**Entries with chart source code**

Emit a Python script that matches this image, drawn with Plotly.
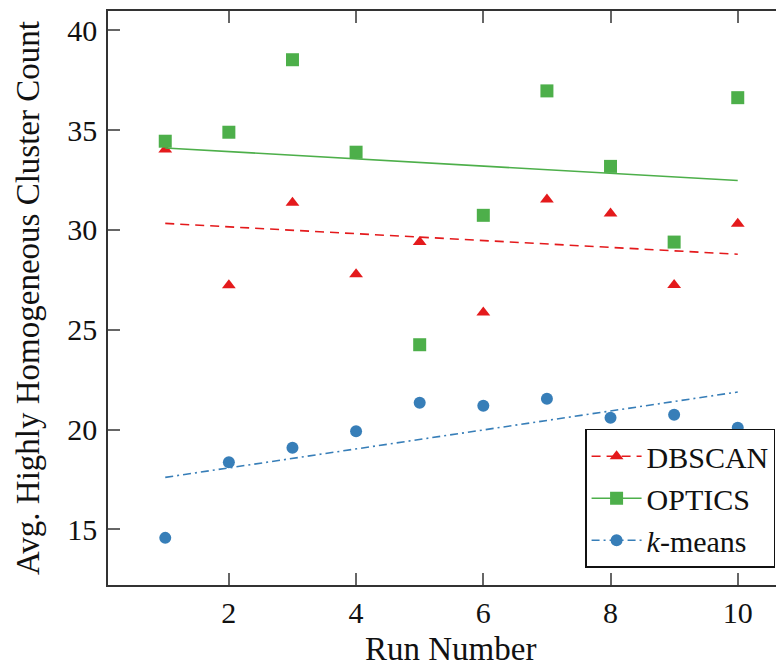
import numpy as np
import plotly.graph_objects as go

runs = [1, 2, 3, 4, 5, 6, 7, 8, 9, 10]
dbscan = [34.02, 27.23, 31.36, 27.78, 29.39, 25.86, 31.52, 30.82, 27.24, 30.31]
optics = [34.44, 34.89, 38.52, 33.89, 24.25, 30.73, 36.96, 33.18, 29.39, 36.62]
kmeans = [14.58, 18.37, 19.09, 19.92, 21.35, 21.19, 21.54, 20.59, 20.74, 20.09]

x_ticks = [2, 4, 6, 8, 10]
y_ticks = [15, 20, 25, 30, 35, 40]

RED = "#e41a1c"
GREEN = "#4daf4a"
BLUE = "#377eb8"
FONT = "Liberation Serif, Times New Roman, serif"

series = [
    ("DBSCAN", dbscan, RED, "triangle-up", 12, "9px,6px"),
    ("OPTICS", optics, GREEN, "square", 13, "solid"),
    ("<i>k</i>-means", kmeans, BLUE, "circle", 12, "8px,4px,2px,4px"),
]

fig = go.Figure()
xr = np.array(runs, dtype=float)
for name, vals, color, sym, size, dash in series:
    slope, icpt = np.polyfit(xr, np.array(vals), 1)
    fit = slope * xr + icpt
    fig.add_trace(go.Scatter(x=runs, y=vals, mode="markers",
                             marker=dict(symbol=sym, size=size, color=color, line=dict(width=0)),
                             showlegend=False))
    fig.add_trace(go.Scatter(x=runs, y=fit, mode="lines",
                             line=dict(color=color, width=1.6, dash=dash),
                             showlegend=False))
    fig.add_trace(go.Scatter(x=[None], y=[None], mode="lines+markers", name=name,
                             marker=dict(symbol=sym, size=size, color=color, line=dict(width=0)),
                             line=dict(color=color, width=1.6, dash=dash)))

fig.update_layout(
    width=800, height=668,
    margin=dict(l=100, r=13, t=1, b=91),
    paper_bgcolor="white", plot_bgcolor="white",
    font=dict(family=FONT, size=30, color="#111"),
    showlegend=True,
    legend=dict(x=0.971, y=0.03, xanchor="right", yanchor="bottom",
                bgcolor="white", bordercolor="#111", borderwidth=1.5,
                font=dict(family=FONT, size=30, color="#111"),
                tracegroupgap=0, itemwidth=50),
    xaxis=dict(range=[0.1, 10.9], tickvals=x_ticks, ticktext=[str(v) for v in x_ticks],
               showgrid=False, zeroline=False, showline=True, linecolor="#333", linewidth=1.5,
               mirror="ticks", ticks="inside", ticklen=12, tickwidth=1.5, tickcolor="#666",
               ticklabelstandoff=0, tickfont=dict(family=FONT, size=30, color="#111")),
    yaxis=dict(range=[12.22, 40.96], tickvals=y_ticks, ticktext=[str(v) for v in y_ticks],
               showgrid=False, zeroline=False, showline=True, linecolor="#333", linewidth=1.5,
               mirror="ticks", ticks="inside", ticklen=12, tickwidth=1.5, tickcolor="#666",
               ticklabelstandoff=3, tickfont=dict(family=FONT, size=30, color="#111")),
    annotations=[
        dict(text="Run Number", xref="paper", yref="paper", x=0.499, y=-0.111,
             xanchor="center", yanchor="middle", showarrow=False,
             font=dict(family=FONT, size=33, color="#111")),
        dict(text="Avg. Highly Homogeneous Cluster Count", xref="paper", yref="paper",
             x=-0.1164, y=0.5, xanchor="center", yanchor="middle", textangle=-90,
             showarrow=False, font=dict(family=FONT, size=33, color="#111")),
    ],
)

fig.write_html("out.html")
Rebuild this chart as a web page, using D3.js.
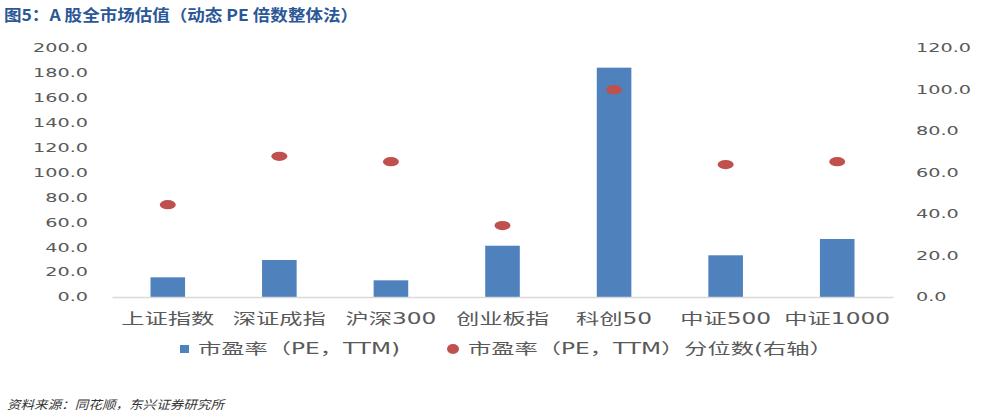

**Your task**
All the lines above are to be reproduced exactly, except the pictures.

**Correct answer**
Emit a Python script that matches this image, drawn with Plotly.
import numpy as np
import plotly.graph_objects as go

runs = [1, 2, 3, 4, 5, 6, 7, 8, 9, 10]
dbscan = [34.02, 27.23, 31.36, 27.78, 29.39, 25.86, 31.52, 30.82, 27.24, 30.31]
optics = [34.44, 34.89, 38.52, 33.89, 24.25, 30.73, 36.96, 33.18, 29.39, 36.62]
kmeans = [14.58, 18.37, 19.09, 19.92, 21.35, 21.19, 21.54, 20.59, 20.74, 20.09]

x_ticks = [2, 4, 6, 8, 10]
y_ticks = [15, 20, 25, 30, 35, 40]

RED = "#e41a1c"
GREEN = "#4daf4a"
BLUE = "#377eb8"
FONT = "Liberation Serif, Times New Roman, serif"

series = [
    ("DBSCAN", dbscan, RED, "triangle-up", 12, "9px,6px"),
    ("OPTICS", optics, GREEN, "square", 13, "solid"),
    ("<i>k</i>-means", kmeans, BLUE, "circle", 12, "8px,4px,2px,4px"),
]

fig = go.Figure()
xr = np.array(runs, dtype=float)
for name, vals, color, sym, size, dash in series:
    slope, icpt = np.polyfit(xr, np.array(vals), 1)
    fit = slope * xr + icpt
    fig.add_trace(go.Scatter(x=runs, y=vals, mode="markers",
                             marker=dict(symbol=sym, size=size, color=color, line=dict(width=0)),
                             showlegend=False))
    fig.add_trace(go.Scatter(x=runs, y=fit, mode="lines",
                             line=dict(color=color, width=1.6, dash=dash),
                             showlegend=False))
    fig.add_trace(go.Scatter(x=[None], y=[None], mode="lines+markers", name=name,
                             marker=dict(symbol=sym, size=size, color=color, line=dict(width=0)),
                             line=dict(color=color, width=1.6, dash=dash)))

fig.update_layout(
    width=800, height=668,
    margin=dict(l=100, r=13, t=1, b=91),
    paper_bgcolor="white", plot_bgcolor="white",
    font=dict(family=FONT, size=30, color="#111"),
    showlegend=True,
    legend=dict(x=0.971, y=0.03, xanchor="right", yanchor="bottom",
                bgcolor="white", bordercolor="#111", borderwidth=1.5,
                font=dict(family=FONT, size=30, color="#111"),
                tracegroupgap=0, itemwidth=50),
    xaxis=dict(range=[0.1, 10.9], tickvals=x_ticks, ticktext=[str(v) for v in x_ticks],
               showgrid=False, zeroline=False, showline=True, linecolor="#333", linewidth=1.5,
               mirror="ticks", ticks="inside", ticklen=12, tickwidth=1.5, tickcolor="#666",
               ticklabelstandoff=0, tickfont=dict(family=FONT, size=30, color="#111")),
    yaxis=dict(range=[12.22, 40.96], tickvals=y_ticks, ticktext=[str(v) for v in y_ticks],
               showgrid=False, zeroline=False, showline=True, linecolor="#333", linewidth=1.5,
               mirror="ticks", ticks="inside", ticklen=12, tickwidth=1.5, tickcolor="#666",
               ticklabelstandoff=3, tickfont=dict(family=FONT, size=30, color="#111")),
    annotations=[
        dict(text="Run Number", xref="paper", yref="paper", x=0.499, y=-0.111,
             xanchor="center", yanchor="middle", showarrow=False,
             font=dict(family=FONT, size=33, color="#111")),
        dict(text="Avg. Highly Homogeneous Cluster Count", xref="paper", yref="paper",
             x=-0.1164, y=0.5, xanchor="center", yanchor="middle", textangle=-90,
             showarrow=False, font=dict(family=FONT, size=33, color="#111")),
    ],
)

fig.write_html("out.html")
Rebuild this chart as a web page, using D3.js.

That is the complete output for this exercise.